>> START
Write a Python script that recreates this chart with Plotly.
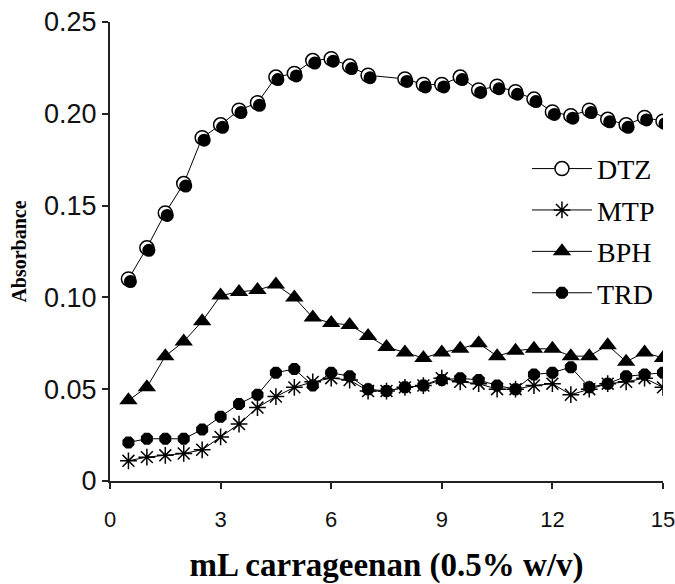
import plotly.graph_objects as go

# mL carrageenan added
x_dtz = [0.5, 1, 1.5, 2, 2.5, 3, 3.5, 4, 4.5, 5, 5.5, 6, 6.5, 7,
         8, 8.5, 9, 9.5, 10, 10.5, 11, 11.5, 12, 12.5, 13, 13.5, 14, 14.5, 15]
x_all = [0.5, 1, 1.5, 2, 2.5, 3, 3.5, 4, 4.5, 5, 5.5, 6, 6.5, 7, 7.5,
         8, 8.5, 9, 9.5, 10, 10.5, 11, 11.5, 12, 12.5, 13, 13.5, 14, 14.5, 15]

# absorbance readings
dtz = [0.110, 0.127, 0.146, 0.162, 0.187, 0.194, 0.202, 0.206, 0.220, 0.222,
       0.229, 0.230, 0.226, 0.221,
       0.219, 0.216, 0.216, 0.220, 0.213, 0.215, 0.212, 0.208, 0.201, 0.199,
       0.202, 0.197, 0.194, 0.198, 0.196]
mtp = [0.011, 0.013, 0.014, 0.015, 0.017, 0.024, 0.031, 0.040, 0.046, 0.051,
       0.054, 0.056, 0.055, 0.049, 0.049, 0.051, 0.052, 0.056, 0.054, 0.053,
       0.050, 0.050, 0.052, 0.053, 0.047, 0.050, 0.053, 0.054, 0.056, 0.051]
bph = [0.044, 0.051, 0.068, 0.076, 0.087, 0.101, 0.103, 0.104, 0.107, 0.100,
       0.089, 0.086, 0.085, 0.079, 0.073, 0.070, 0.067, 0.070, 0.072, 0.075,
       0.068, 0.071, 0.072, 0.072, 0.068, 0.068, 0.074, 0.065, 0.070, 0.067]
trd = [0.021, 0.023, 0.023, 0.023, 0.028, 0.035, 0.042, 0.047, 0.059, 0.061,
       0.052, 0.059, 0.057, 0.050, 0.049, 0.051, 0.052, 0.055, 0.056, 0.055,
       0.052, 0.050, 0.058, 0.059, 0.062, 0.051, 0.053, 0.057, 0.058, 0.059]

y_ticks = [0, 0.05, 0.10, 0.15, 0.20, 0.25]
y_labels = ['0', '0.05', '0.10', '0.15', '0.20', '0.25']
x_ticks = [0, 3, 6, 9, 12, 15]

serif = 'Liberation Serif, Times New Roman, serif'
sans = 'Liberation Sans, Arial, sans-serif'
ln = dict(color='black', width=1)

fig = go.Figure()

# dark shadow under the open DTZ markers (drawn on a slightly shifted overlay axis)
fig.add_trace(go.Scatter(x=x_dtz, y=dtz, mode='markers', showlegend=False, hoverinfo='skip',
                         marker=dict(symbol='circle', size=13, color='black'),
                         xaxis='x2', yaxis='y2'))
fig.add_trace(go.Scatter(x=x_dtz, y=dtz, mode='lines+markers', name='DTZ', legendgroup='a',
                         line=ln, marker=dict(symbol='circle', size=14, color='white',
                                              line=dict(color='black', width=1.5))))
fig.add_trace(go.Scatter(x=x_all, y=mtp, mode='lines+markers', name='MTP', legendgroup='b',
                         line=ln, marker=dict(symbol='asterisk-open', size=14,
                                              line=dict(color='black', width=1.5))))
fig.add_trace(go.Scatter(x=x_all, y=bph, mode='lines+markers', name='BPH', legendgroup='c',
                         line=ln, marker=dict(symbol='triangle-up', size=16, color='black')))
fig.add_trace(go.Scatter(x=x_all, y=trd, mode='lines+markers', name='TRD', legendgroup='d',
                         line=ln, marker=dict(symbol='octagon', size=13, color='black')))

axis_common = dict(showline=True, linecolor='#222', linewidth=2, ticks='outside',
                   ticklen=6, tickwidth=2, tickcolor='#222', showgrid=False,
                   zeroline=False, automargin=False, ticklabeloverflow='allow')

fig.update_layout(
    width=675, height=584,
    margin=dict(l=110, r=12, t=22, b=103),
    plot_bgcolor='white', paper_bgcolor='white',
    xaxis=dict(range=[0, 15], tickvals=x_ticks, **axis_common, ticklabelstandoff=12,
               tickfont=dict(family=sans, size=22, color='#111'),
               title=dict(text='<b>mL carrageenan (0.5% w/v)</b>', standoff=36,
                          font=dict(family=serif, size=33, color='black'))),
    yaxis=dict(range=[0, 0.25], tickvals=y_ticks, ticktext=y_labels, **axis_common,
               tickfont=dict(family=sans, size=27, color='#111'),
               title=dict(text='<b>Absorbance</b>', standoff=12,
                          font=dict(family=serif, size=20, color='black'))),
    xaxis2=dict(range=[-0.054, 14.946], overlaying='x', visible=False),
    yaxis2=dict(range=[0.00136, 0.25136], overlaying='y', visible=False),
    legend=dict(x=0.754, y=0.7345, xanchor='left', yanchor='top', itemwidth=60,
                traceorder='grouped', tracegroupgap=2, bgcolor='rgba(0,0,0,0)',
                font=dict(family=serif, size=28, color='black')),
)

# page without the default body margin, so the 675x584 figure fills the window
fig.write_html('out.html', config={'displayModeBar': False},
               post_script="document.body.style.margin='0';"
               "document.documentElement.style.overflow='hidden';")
>> END
>> START
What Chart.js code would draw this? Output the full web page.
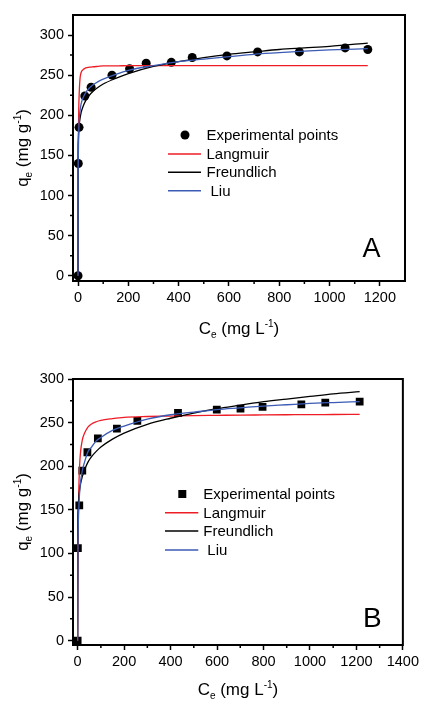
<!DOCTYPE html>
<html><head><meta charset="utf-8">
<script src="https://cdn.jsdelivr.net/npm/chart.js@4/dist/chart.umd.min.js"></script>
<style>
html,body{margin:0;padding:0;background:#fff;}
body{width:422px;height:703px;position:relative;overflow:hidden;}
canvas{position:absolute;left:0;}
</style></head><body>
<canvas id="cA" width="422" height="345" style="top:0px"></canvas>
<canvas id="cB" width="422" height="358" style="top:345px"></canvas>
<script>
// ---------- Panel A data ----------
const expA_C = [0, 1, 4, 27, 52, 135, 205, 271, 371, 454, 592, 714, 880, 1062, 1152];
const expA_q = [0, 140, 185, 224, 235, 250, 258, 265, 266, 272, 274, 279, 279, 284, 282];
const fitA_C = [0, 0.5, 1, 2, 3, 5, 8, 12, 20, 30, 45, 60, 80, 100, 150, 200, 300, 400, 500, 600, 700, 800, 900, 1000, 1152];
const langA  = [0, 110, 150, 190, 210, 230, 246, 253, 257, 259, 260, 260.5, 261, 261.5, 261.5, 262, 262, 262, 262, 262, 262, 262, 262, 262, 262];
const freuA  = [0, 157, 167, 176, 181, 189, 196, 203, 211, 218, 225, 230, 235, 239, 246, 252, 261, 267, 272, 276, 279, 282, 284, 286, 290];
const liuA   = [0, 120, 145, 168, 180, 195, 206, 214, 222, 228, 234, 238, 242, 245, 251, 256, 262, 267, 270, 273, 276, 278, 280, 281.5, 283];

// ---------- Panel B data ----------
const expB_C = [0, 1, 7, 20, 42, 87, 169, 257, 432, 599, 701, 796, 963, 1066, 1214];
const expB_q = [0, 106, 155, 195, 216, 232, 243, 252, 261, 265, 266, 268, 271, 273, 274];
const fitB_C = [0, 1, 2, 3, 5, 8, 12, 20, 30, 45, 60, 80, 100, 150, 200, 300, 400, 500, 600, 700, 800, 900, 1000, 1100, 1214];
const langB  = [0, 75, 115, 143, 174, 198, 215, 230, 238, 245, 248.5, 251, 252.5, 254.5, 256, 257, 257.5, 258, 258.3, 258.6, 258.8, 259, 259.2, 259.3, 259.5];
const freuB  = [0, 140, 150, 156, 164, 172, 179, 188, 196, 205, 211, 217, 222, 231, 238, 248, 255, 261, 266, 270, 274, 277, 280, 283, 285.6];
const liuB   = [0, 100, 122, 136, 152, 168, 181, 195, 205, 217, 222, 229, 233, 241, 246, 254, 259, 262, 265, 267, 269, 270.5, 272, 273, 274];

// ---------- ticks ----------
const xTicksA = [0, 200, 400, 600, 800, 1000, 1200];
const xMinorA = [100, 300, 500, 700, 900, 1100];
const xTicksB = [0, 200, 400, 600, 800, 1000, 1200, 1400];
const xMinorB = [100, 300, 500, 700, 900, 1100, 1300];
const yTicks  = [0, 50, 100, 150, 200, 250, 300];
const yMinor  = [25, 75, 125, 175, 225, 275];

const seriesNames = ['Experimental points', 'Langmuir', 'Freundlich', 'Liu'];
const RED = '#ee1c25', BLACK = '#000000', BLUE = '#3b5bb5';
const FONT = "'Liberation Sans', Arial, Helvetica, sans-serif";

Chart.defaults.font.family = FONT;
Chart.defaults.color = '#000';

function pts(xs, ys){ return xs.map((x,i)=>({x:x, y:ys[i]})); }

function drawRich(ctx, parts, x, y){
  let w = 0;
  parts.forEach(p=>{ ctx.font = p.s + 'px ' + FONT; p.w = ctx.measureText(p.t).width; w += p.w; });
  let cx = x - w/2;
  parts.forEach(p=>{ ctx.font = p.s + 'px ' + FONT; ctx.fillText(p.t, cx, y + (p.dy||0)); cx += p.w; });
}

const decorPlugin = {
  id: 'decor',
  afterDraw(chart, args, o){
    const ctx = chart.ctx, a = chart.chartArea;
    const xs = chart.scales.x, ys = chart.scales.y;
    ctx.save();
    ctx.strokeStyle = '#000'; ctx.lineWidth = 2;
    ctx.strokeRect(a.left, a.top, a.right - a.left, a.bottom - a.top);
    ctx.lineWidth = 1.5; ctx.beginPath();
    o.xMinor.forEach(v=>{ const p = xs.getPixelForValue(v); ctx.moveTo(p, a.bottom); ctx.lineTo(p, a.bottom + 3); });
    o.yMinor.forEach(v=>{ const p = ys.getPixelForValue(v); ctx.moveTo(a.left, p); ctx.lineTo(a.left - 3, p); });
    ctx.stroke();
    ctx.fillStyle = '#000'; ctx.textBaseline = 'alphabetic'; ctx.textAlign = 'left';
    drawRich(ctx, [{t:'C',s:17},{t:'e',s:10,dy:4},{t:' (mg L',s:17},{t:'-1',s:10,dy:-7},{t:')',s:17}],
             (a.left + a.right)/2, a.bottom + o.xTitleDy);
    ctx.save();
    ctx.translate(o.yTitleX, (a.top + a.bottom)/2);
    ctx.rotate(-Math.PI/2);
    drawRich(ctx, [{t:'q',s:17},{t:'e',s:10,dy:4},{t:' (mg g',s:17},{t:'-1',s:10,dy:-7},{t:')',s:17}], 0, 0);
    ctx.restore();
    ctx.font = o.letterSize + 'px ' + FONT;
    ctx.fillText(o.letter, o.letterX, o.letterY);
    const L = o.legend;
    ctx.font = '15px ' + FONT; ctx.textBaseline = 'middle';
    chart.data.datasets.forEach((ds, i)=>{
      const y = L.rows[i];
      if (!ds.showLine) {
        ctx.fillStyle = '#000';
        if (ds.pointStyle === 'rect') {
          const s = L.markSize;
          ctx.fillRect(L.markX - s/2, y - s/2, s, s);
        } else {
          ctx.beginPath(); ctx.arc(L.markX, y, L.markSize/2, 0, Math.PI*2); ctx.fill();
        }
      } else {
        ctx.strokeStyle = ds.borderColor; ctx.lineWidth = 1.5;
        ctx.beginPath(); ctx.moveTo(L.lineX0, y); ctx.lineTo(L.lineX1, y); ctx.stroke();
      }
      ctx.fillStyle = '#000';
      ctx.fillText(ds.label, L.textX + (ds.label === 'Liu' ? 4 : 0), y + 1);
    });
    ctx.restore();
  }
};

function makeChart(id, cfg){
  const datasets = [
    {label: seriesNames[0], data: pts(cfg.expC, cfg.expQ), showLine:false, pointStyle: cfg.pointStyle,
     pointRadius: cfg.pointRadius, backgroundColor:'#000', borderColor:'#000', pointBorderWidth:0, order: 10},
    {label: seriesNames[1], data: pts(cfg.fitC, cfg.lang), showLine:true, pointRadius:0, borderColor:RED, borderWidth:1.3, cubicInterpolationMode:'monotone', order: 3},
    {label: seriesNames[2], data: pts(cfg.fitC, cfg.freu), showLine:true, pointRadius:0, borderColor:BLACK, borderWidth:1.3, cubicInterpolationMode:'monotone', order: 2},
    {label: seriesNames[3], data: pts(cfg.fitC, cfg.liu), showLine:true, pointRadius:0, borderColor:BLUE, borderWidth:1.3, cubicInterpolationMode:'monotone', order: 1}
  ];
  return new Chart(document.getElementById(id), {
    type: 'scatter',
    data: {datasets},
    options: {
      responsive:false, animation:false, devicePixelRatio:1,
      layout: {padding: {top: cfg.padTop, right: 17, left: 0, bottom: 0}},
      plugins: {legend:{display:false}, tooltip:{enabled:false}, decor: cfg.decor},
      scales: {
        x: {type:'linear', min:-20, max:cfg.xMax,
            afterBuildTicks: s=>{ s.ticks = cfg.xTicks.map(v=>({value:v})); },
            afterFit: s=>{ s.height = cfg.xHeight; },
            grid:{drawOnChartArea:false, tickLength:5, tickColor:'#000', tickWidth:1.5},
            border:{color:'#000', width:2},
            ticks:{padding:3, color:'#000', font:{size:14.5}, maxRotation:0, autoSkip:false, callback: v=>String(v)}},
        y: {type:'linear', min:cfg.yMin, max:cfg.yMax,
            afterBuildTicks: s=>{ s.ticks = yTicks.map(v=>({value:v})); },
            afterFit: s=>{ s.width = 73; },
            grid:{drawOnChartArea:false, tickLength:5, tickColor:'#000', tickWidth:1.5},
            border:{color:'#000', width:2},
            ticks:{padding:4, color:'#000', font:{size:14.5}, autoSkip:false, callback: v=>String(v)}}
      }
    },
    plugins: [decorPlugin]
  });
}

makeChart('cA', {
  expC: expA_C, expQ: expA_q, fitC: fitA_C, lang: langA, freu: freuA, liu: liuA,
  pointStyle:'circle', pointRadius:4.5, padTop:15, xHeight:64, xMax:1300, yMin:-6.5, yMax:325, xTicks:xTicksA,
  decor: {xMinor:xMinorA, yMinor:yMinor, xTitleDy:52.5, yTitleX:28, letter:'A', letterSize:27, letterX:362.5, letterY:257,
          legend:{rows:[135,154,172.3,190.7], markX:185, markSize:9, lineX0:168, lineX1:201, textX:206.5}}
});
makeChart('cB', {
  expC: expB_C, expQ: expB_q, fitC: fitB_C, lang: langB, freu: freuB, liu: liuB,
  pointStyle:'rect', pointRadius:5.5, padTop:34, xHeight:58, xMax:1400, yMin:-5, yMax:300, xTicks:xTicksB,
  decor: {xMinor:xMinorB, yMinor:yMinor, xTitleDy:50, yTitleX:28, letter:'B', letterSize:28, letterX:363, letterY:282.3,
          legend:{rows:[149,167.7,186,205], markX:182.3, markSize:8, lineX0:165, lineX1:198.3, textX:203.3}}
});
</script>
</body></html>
>> END
Transcribe only the lines above that start at the line containing "Write a Python" and end at the line containing "import plotly.graph_objects as go". Omit pictures.

Result of this task >>
Write a Python script that recreates this chart with Plotly.
import plotly.graph_objects as go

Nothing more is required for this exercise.